■ GIVEN MATERIAL:
Start
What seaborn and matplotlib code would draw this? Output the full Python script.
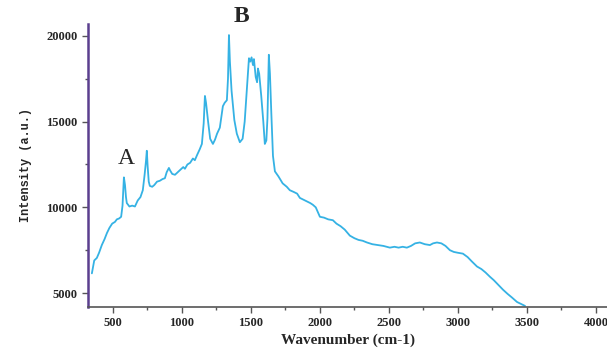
import numpy as np
import pandas as pd
import matplotlib
matplotlib.use("Agg")
import matplotlib.pyplot as plt
import seaborn as sns
from matplotlib.ticker import MultipleLocator

wavenumber = [348, 365, 384, 400, 420, 440, 457, 475, 495, 515, 529, 545, 560, 570, 580, 588, 595, 601,
              620, 640, 660, 680, 700, 717, 730, 740, 746, 752, 760, 768, 785, 800, 820, 840, 860, 877,
              890, 906, 915, 930, 950, 970, 990, 1010, 1022, 1040, 1060, 1080, 1094, 1110, 1130, 1145,
              1158, 1167, 1175, 1190, 1205, 1225, 1240, 1255, 1275, 1290, 1297, 1310, 1326, 1334, 1341,
              1348, 1360, 1380, 1398, 1420, 1440, 1455, 1470, 1486, 1495, 1505, 1515, 1522, 1535, 1545,
              1551, 1560, 1575, 1590, 1601, 1612, 1620, 1630, 1638, 1648, 1660, 1674, 1700, 1730, 1760,
              1782, 1810, 1835, 1855, 1880, 1905, 1930, 1949, 1970, 2000, 2030, 2060, 2094, 2120, 2150,
              2180, 2217, 2250, 2280, 2310, 2341, 2380, 2420, 2460, 2507, 2540, 2570, 2600, 2630, 2660,
              2690, 2724, 2760, 2797, 2820, 2848, 2880, 2910, 2942, 2970, 3000, 3036, 3070, 3100, 3138,
              3170, 3200, 3232, 3260, 3290, 3326, 3360, 3390, 3428, 3460, 3486]
intensity = [6150, 6900, 7050, 7350, 7800, 8150, 8500, 8800, 9050, 9150, 9300, 9350, 9450, 10100, 11750,
             11300, 10600, 10250, 10050, 10100, 10050, 10400, 10600, 11000, 11900, 12700, 13300, 12400,
             11500, 11250, 11200, 11300, 11500, 11550, 11650, 11700, 12050, 12300, 12150, 11950, 11900,
             12050, 12200, 12350, 12250, 12500, 12600, 12850, 12750, 13050, 13400, 13700, 14900, 16500,
             16100, 15000, 14000, 13700, 13950, 14300, 14650, 15500, 15900, 16100, 16250, 17500, 20050,
             18500, 16800, 15100, 14300, 13800, 14000, 15000, 16800, 18700, 18500, 18750, 18300, 18650,
             17600, 17300, 18100, 17800, 16500, 15000, 13700, 13900, 15200, 18900, 17800, 15500, 13000,
             12100, 11800, 11400, 11200, 11000, 10900, 10800, 10550, 10450, 10350, 10250, 10150, 10000,
             9450, 9400, 9300, 9250, 9050, 8900, 8700, 8350, 8200, 8100, 8050, 7950, 7850, 7800, 7750,
             7650, 7700, 7650, 7700, 7650, 7750, 7900, 7950, 7850, 7800, 7900, 7950, 7900, 7750, 7500,
             7400, 7350, 7300, 7100, 6850, 6550, 6400, 6200, 5950, 5750, 5500, 5200, 4950, 4750, 4480,
             4350, 4250]

df = pd.DataFrame({"Wavenumber": wavenumber, "Intensity": intensity})

sns.set_style("ticks")
fig = plt.figure(figsize=(6.07, 3.52), dpi=100)
ax = fig.add_axes([0.145, 0.128, 0.855, 0.804])

sns.lineplot(data=df, x="Wavenumber", y="Intensity", ax=ax, color="#35b2e4", linewidth=1.3)

ax.set_xlim(320, 4080)
ax.set_ylim(4190, 20700)
ax.xaxis.set_major_locator(MultipleLocator(500))
ax.xaxis.set_minor_locator(MultipleLocator(250))
ax.yaxis.set_major_locator(MultipleLocator(5000))
ax.yaxis.set_minor_locator(MultipleLocator(2500))

ax.set_xlabel("Wavenumber (cm-1)", family="Liberation Serif", weight="bold", size=11, labelpad=3)
ax.set_ylabel("Intensity (a.u.)", family="Liberation Mono", weight="bold", size=8.6, labelpad=10)
for lbl in ax.get_xticklabels() + ax.get_yticklabels():
    lbl.set_family("Liberation Serif")
    lbl.set_weight("bold")
    lbl.set_size(9)

sns.despine(ax=ax)
ax.spines["left"].set_color("#5b3f8f")
ax.spines["left"].set_linewidth(1.8)
ax.spines["bottom"].set_color("#555555")
ax.spines["bottom"].set_linewidth(1.2)
ax.tick_params(which="major", length=4, width=1, color="#555555")
ax.tick_params(which="minor", length=2.5, width=1, color="#555555")

# Rótulos dos picos
ax.text(600, 12250, "A", fontsize=17, family="Liberation Serif", ha="center", va="bottom")
ax.text(1430, 20550, "B", fontsize=17, family="Liberation Serif", weight="bold",
        ha="center", va="bottom", clip_on=False)

fig.savefig("out.png", dpi=100)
End
■ WHAT IS ASKED: Exactly restate the lines from the beginning of the data through the line with "from matplotlib.ticker import MultipleLocator", and no others, keeping pictures out.

■ RESULT:
What seaborn and matplotlib code would draw this? Output the full Python script.
import numpy as np
import pandas as pd
import matplotlib
matplotlib.use("Agg")
import matplotlib.pyplot as plt
import seaborn as sns
from matplotlib.ticker import MultipleLocator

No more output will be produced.